How to Write a Poem Analysis Essay Example
Both, a poet and an author, have their own characteristic style, whatever their influences may be, and whatever culture they’re from. Poetry can take many different forms: from a three-line Haiku to a fourteen-line sonnet, there’s something for everyone. Poetry is an expressive form of art, which is highly bound to style and literary finesse, so there’s a lot to discuss to each individual poem.
Poetry analysis encompasses an investigation of the form of a poem, the structural semiotics, the contents and the literary history in a well-informed manner. Often poetry reviews are conducted and structured in the form of a literary analysis essay, which requires digging deep into a poet’s use of language and the meaning of the text. In order to carry out a robust analysis, you've got to do more than describe what's on the plate. An in-depth analysis should reference something about a tone, a structure, a sound and rhythm, themes, a language, imagery and much more.
Set yourself up in the correct way to be able to read a poem for analysis by re-reading the piece several times so that you’ve fully grasped all the concepts and ideas that are on the table. Once you've understood the face of the poem like the back of your hand, you can move on to understanding the more nuanced ideas and all the detail in between the lines. What kind of rhyming scheme is there and what kind of poem is this? Step one will be to determine answers to these questions, so if you don't know, here’s a good overview:
- An ode is a poem of ten line stanzas that rhyme in succession.
- Free verse poems don’t have a regular rhyming structure or rhythm. Take a look at some of Charles Bukowski’s poems as a great example of this.
- A sonnet is a fourteen-line poem that’s written in an iambic pentameter made famous by Shakespeare.
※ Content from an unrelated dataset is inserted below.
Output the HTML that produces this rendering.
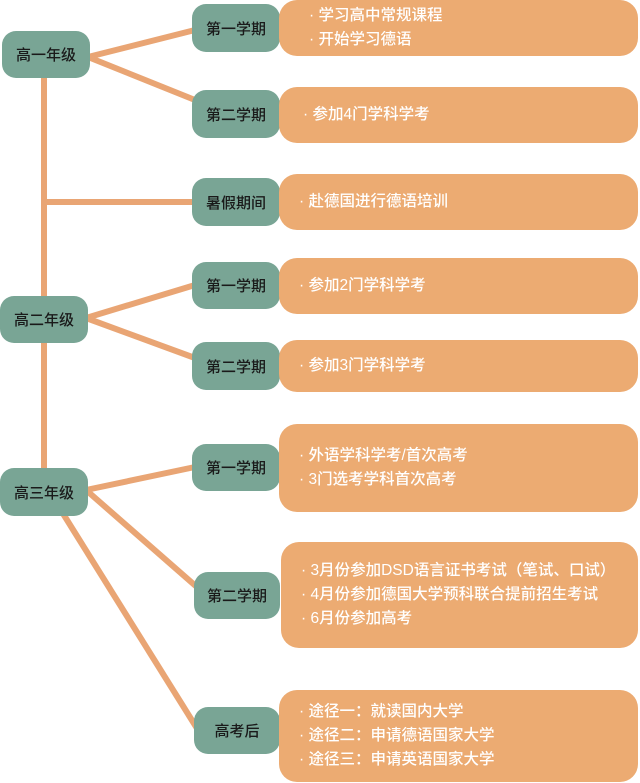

- A haiku is a short Japanese poem consisting of three lines, the first of five syllables, the second containing seven, and the third containing five again.
- Lyric poems are short and do not feature a narrative. The voice of the poem, usually, presents an emotional state of mind rather than telling a story, which helps to convey thoughts and meanings.
- A limerick consists of five lines, the first, second and fifth rhyming together and consisting of three sets of three syllables for each line. The third and fourth lines must also rhyme in the same way but only have two sets of three syllables per line.
Once you’re aware of what kind of a poem you're about to analyze, you'll have a good understanding of the poem's structure and content, but what inspired the poem in the first place? The background is very important to consider before making analysis, not only of the setting in the poem if there is one, but also of the poet’s background. Take a moment to look up some other work of your author and try and determine the cultural context that inspired this poem you wish to analyze. It's highly likely that the poet drew inspiration from the culture surrounding them, and so you will have more of an idea how to analyze the poem if you know some information about this culture.
Now that you're armed with sufficient cultural understanding, you can really dig deep into the roots of analysis by considering the subject matter. It could be that your poem is straightforward or rather abstract in its subject matter, so in order to determine the mood, theme, tone, and meaning of the poem, you'll need to get your postmodern thinking cap on. What’s the poem really about?
With a highly abstract poem, you could find that many people disagree with what you think the poem is about, yet this is the beauty of poetry. If you can find out all the different opinions people might have, you can line them up and analyze your poem. It's all subjective at the end of the day, with multiple possibilities for interpretation, so it’s up to you how to guide your analysis, but also keep in mind that you should try and pick one side from all the opinions you’ve considered. The key to a good analysis is the evaluation of the strongest points and reasons behind that.
Even though poetry is incredibly subjective, some people are more skilled and knowledgeable, and so their opinions should count more than those that aren't. The point here is that it's important to back up ideas and points with logical opinions or well thought out ideas, ideally from reputable poetry interpreters and reputable sources. If we’re looking at one of Shakespeare's sonnets, we won't be interested in what six-year-old Sam has to say!
Choosing That Key Topic
The best way of choosing a topic is to think about what excites you the most, or where your poetry passion lies. Try and do something that's familiar as well, to make it easier for you to write about. If you like sonnets, analyze a sonnet or, if free verse poems are your bag, write about them instead. It should start to really get interesting when your creative juices begin to flow.
It may seem like a daunting aspect when you're confronted with an endless stream of poetry available to choose one and then choose a topic within that poem, but it shouldn’t be taxing. As you’ll want to work hard on the analysis, pick something that you’ll enjoy spending time on rather than thinking about what kind of marks you can get.